A woman who tracked her lost luggage with AirTag has been reunited with her belongings, but only after she gained significant media attention.
Valerie Szybala recently took to Twitter to document how United Airlines lost her luggage, then proceeded to insist she was wrong about where the tracking device said it was.
Now, the story seems to end happily, with Szybala reporting that her luggage had been returned to her as of Monday afternoon.
WHEW this has been a wild ride y'all. I'm happy to report that I got my bag back!!! I'll give more details & lessons learned later. For now wanna say thank you for all of the support, and shout out to the building resident and local news crews who came out to help =) pic.twitter.com/hCDXMreiDC— valerie szybala. (@vszyb) January 2, 2023
Previously, Szybala's AirTag showed her bag at a residential apartment, even though United Airlines insisted that the bag was "safe at the Delivery services distribution center."
Later, the bag was tracked to a McDonalds, a shopping center, and then returned to the apartment complex.
According to Szybala, she returned to the apartment complex accompanied by a local news crew when she received a "sketchy" text from someone claiming to be a courier. The courier told her the bag had been erroneously delivered to a different passenger.

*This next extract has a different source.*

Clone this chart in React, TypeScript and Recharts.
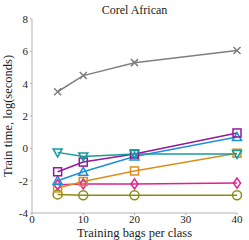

The courier returned her bag, which was still locked and had all its contents. Szybala did not question the courier's story as she was "too excited to have [her] bag to ask whether he'd had it all weekend."

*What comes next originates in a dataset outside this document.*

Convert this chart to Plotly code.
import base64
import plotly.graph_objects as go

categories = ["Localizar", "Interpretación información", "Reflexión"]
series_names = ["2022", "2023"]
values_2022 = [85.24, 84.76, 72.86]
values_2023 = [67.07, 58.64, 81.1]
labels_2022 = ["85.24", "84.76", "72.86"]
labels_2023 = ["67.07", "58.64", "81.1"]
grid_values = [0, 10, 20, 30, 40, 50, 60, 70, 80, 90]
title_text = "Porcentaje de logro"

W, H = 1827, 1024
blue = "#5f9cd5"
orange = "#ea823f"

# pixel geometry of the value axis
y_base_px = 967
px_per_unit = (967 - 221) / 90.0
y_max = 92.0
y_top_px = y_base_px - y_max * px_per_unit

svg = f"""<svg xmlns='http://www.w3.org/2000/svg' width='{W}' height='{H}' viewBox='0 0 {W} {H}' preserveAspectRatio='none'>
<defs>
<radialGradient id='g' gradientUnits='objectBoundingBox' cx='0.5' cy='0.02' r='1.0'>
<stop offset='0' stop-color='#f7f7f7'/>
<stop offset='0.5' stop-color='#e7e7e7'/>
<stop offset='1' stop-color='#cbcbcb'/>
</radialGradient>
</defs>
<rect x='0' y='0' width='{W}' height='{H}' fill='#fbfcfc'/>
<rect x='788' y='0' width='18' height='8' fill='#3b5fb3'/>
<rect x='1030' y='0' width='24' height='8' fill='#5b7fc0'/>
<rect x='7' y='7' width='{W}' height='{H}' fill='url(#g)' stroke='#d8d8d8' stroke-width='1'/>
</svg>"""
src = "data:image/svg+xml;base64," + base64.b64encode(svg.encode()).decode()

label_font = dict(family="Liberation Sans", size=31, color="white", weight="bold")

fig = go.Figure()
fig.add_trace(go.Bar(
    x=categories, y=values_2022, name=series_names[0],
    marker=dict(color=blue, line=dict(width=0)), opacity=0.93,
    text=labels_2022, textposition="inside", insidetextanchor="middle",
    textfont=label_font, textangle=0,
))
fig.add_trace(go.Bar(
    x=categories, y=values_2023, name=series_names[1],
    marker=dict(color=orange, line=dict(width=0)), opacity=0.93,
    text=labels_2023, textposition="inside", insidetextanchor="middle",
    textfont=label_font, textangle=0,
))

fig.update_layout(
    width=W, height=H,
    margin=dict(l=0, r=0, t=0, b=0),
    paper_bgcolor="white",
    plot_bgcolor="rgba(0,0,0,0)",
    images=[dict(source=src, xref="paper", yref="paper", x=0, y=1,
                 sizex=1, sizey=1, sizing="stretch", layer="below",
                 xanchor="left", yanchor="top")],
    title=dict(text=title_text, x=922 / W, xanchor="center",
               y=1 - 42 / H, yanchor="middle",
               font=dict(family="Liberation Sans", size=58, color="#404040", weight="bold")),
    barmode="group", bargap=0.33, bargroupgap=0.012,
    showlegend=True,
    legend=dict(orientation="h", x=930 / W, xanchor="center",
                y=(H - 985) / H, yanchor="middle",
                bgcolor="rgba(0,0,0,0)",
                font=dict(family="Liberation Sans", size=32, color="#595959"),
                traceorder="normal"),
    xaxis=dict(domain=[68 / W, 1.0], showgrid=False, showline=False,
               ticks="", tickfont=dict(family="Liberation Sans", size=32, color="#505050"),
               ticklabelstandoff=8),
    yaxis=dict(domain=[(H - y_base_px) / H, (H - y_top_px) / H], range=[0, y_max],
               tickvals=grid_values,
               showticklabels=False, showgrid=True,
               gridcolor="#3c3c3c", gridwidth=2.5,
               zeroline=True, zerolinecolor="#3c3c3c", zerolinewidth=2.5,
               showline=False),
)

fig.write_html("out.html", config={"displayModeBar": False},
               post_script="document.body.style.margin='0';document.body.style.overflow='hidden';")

She ends the Twitter thread by telling travelers to use a tracking device like AirTag and photograph their belongings in the event that they need to file a reimbursement claim.
This is not the first time that AirTags have revealed unexpected journeys of the luggage they are placed in. In June 2022, one man tracked down his missing baggage to an office in Melbourne Airport. Then in August 2022, a couple visiting Portugal reported that their luggage got to see more of the country than they did.
Also, in late 2022, Lufthansa briefly banned AirTags on a hopefully mistaken interpretation of FCC regulations regarding batteries. It then reversed the decision.